We've 3 Cream CEs with between 6 and 8GB of RAM so I'm hoping that will be
enough.

Thanks,
Chris.

> -----Original Message-----
> From: Testbed Support for GridPP member institutes [mailto:TB-
> [log in to unmask]] On Behalf Of Stuart Purdie
> Sent: 06 September 2011 15:06
> To: [log in to unmask]
> Subject: Re: CreamCE Tuning
> 
> On 6 Sep 2011, at 13:35, Chris Brew wrote:
> 
> > Hi All,
> >
> > Having replaced all our CEs with CreamCEs we've been having problems
> keeping
> > them up for extended period of time.
> >
> > They seem to run fine for a few days to a week or so before falling
> over
> > with "The endpoint is blacklisted" errors (generally) but the error
> isn't
> > transient - it always seems to go down just after I leave work and
> stay that
> > way until I get in the next morning.
> >
> > The "help" for that error is not in actual fat helpful - "Oh, that's
> the WMS
> > seeing timeouts." I paraphrase. Timeouts on what? What can I do on
> the CE to
> > fix them?
> >
> > So, after much googling I've increased the MySQL temporary table
> space
> > "innodb_buffer_pool_size=1024M" and reduced the blah purge time
> > "purge_interval=1000000"
> >
> > So does anyone have any more CreamCE tuning tips I can try? We're
> running
> > the UMD release but I've "backported" the trustamanager fix from emi.
> 
> Not directly tuning, but:
> 
> Cream is actually two parts - the bit that talks to the outside world,
> X509 and such, which keeps it's data base in mysql, and Blah, which
> talks to the batch system, is the BNotifier/BUpdatorXXX thing, and
> keeps it's database in an ad hoc, informally-specified, bug-ridden,
> slow implementation of half of a proper database engine.
> 
> 
> On the cream/mysql side: it's generally seen that tightening up the
> purger times - so that once a job is finished it doesn't hang about for
> too long, is a handy step.  Users can request purging in advance of
> this interval - so this is a maximum limit, not a minimum limit.

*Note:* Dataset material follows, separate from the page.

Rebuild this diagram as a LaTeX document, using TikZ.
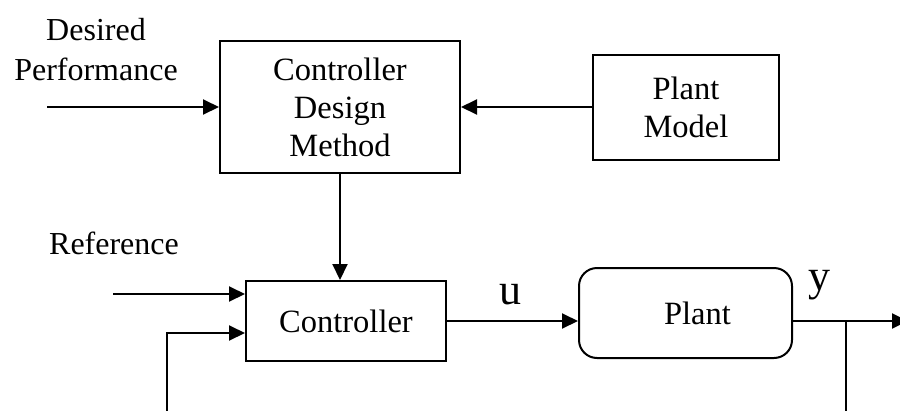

> http://grid.pd.infn.it/cream/field.php?n=Main.HowToPurgeJobsFromTheCREA
> MDB covers how to set up JOB_PURGE_POLICY.  Note that this is totally
> different from the blah configuration purge_interval.  I don't think
> we've done that up here - my memory says I indexed the mysql DB beyond
> the default (hence making a larger DB less of a problem), but I
> honestly can't find any notes I made on that (I went through all the
> grid services with mysql at one point).  I think I'll have to revist
> that at some point.
> 
> Given the timeout's you're seeing, load on the mysql server might well
> cause them [0], hence the JOB_PURGE_POLICY is where I'd look first.
> (We run with innodb_buffer_pool_size=256M).  I think the default policy
> is 10 days for everything?  Depending on how much traffic you get, that
> can make a difference.
> 
> 
> The Lease manager, which often seems more like a mis-feature, can slow
> things down a lot if there are a lot of 'leases' created - at one point
> Atlas pilot factories were creating many of these, although they sorted
> that now, it's possible that on an old install you might have old ones
> slowing things down.  I can't dig out the query used to count the
> number of them, anyone have it to hand?
> 
> 
> Although it's not one you've noted above, the biggest performance sink
> for us is when Blah breaks, and has to start using the registry.npudir.
> This happens when one instance of the blah code can't access the
> "proper" registry, and has to degrade to one file per job.  Because
> this is not optimised, it ends up stat(2) ing the directory for each
> operation, then walking though each file.  So it's something like an
> O(n^3) algorithm or thereabouts, for n files in the dir.  We have
> nagios alarms setup if the number of files in there gets large - a
> value we've set to 5.  After a clean restart, when the locks are sorted
> out, blah tidies up that dir at around 50 a minute, so that can be
> responsible for a very long wait on restart that's sometimes observed.
> 
> More directly, it's also responsible for timeouts of the sort:
> 
> failureReason=BLAH error: no jobId in submission script's output
> (stdout:) (stderr: <blah> execute_cmd: 200 seconds timeout expired,
> killing child process.-)
> 
> Keeping the purge_interval low can help with this situation, but I'm
> (now) of the opinion that it's best avoided, by intervention when the
> npudir starts to fill up.
> 
> 
> Fundamentally, however, most of these issues are load dependant, so the
> best return for sysadmin effort is probably to set up another Cream CE.
> We run 3 (+ 1 experiemental) at the moment, Imperial has 4.  In between
> CPR on them, I'm poking at ways of alleviating the worst of the
> problems by poking through the source RPM's.
> 
> Speaking of hardware - I'm of the opinion that 4GB of ram is not
> enough, and 6GB is the minimum, with 8GB a sensible baseline - and
> that's allowing a 256M / 512M innodb buffer pool. With a 1024M buffer
> pool, I don't think everything will fit in 4GB of ram.
> 
> Hrm - sorry if that's turned a bit rambly, fire alarm halfway through
> de-railed my train of thought...
> 
> [0] That is: I think that the timeouts are cream taking a long time to
> respond to the WMS's request for status updates - probably because the
> WMS uses a single Lease, and thus is trying to get a lot of data at
> once, or at least forcing cream to search a large subset.